Imagine you are trying to predict how a complex system behaves—like the weather, the vibration of a bridge, or the flow of electricity—based on a set of changing inputs (parameters). These systems are often described by massive, complicated math equations. Solving them from scratch every time a parameter changes is like trying to bake a giant, intricate cake from scratch every time you want a single slice. It takes forever.
Reduced Order Modeling (ROM) is the solution: instead of baking the whole cake, you figure out the "essential ingredients" (the most important patterns) and just work with those. This makes the math much faster.
However, there's a catch. The "essential ingredients" change depending on the specific situation (the parameters). If you have a million different scenarios, you can't pre-calculate the ingredients for every single one. You need a way to guess the right ingredients for a new situation based on what you've learned from previous ones.
This is where the paper comes in. The authors propose a new way to use Artificial Intelligence (Deep Learning) to make these guesses. Here is the breakdown in simple terms:
1. The Problem: Guessing a "Shape" instead of a Number
Usually, when you train an AI, you ask it to predict a number (e.g., "What is the temperature tomorrow?").
In this paper, the AI has to predict a shape (or a "subspace"). Think of a subspace as a specific "direction" or a "folder" in a giant filing cabinet where the important information lives.
- The Challenge: Predicting a folder is much harder than predicting a number. If you try to guess the exact folder using standard interpolation (drawing a straight line between known points), the math gets messy and breaks down, especially when you have many variables.
2. The Solution: "Subspace Regression"
The authors treat this as a regression problem (finding a pattern in data) but with a special twist. They use a Neural Network (a type of AI) to learn the map between the input parameters and the "folder" of important information.
To make this work, they invented two key things:
A. The "Redundant Folder" Trick (Subspace Embedding)
This is the paper's most creative idea.
- The Analogy: Imagine you need to find a specific book in a library. The library has a strict rule: you must predict the exact shelf where the book lives. This is hard because the shelves are crowded and the rules for moving books are complex.
- The Trick: Instead of predicting the exact shelf, the AI is allowed to predict a larger section of the library that contains the correct shelf.
- Why it works: It's much easier for the AI to learn a smooth, gentle curve that covers a big area than a jagged, complex path that hits a tiny, exact point. By predicting a "bigger folder" that includes the right answer, the AI makes fewer mistakes. The paper proves mathematically that this "extra space" smooths out the learning process, making the AI smarter and more accurate.
B. New Rules for Scoring (Loss Functions)
When training an AI, you need a way to grade its homework. If you ask it to predict a folder, how do you know if it's right?

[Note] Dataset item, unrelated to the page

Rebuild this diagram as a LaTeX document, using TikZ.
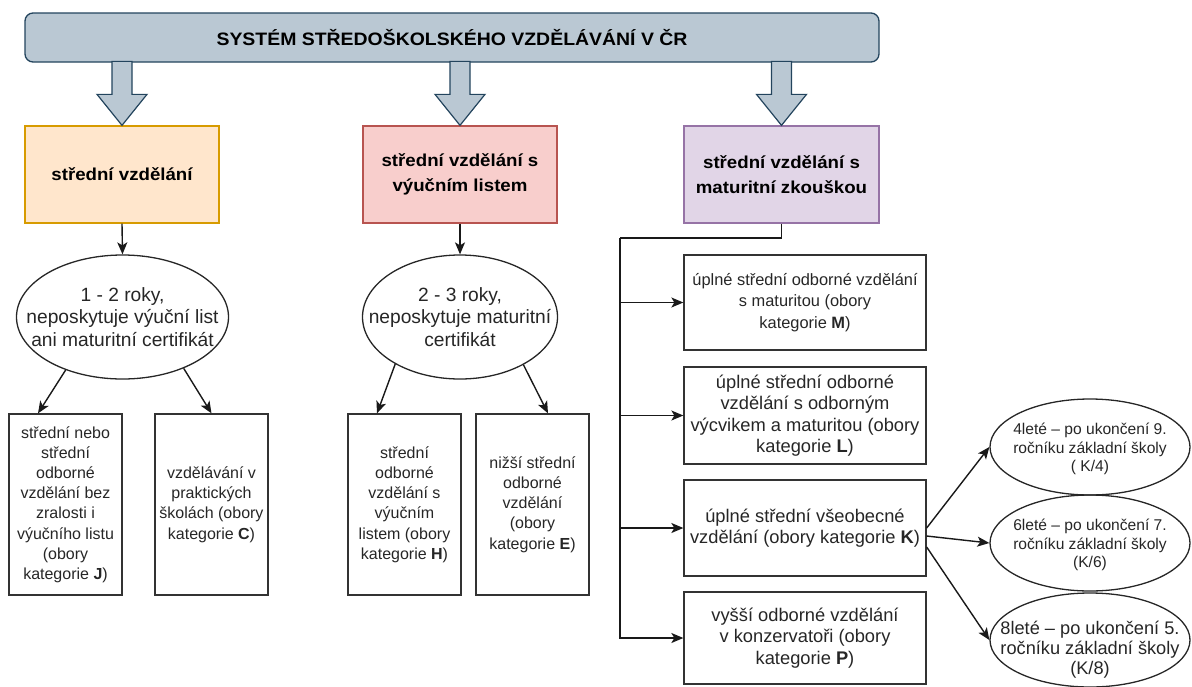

- Standard math grading (like checking if two lists of numbers are identical) doesn't work here because the "folder" can be represented in many different ways (like describing a circle as "round" or "360 degrees").
- The authors created new "grading rules" (Loss Functions) that ignore the irrelevant details and only check if the predicted folder actually contains the correct information. They also created a "stochastic" (randomized) version of this grade that is much faster to calculate for huge datasets.
3. Real-World Results: What did they test?
They tested this on several difficult problems:
- Quantum Physics: Predicting the energy states of atoms with different shapes.
- Fluid Dynamics: Predicting how air flows over a wing with different shapes.
- Engineering: Speeding up simulations for bridges and control systems.
The Results:
- Accuracy: The "Redundant Folder" trick made the AI significantly more accurate. In some cases, the error dropped from 30% to just 2%.
- Speed: The AI could speed up traditional solvers (like the ones used to find eigenvalues) by 2 to 3 times.
- Comparison: It beat other popular AI methods (like DeepONet or standard interpolation) which often struggled to learn the complex "shapes" required.
The Big Picture
Think of this paper as teaching an AI to be a better librarian.
Instead of forcing the AI to memorize the exact location of every single book (which is impossible in a massive library), they taught it to identify the general section where the book is likely to be. By allowing the AI to be a little "sloppy" and predict a slightly larger area, it actually becomes much more reliable and accurate at finding the right spot.
This technique allows scientists to simulate complex physical systems (like climate change or new materials) much faster and more accurately than before, opening the door for real-time optimization and control in engineering and science.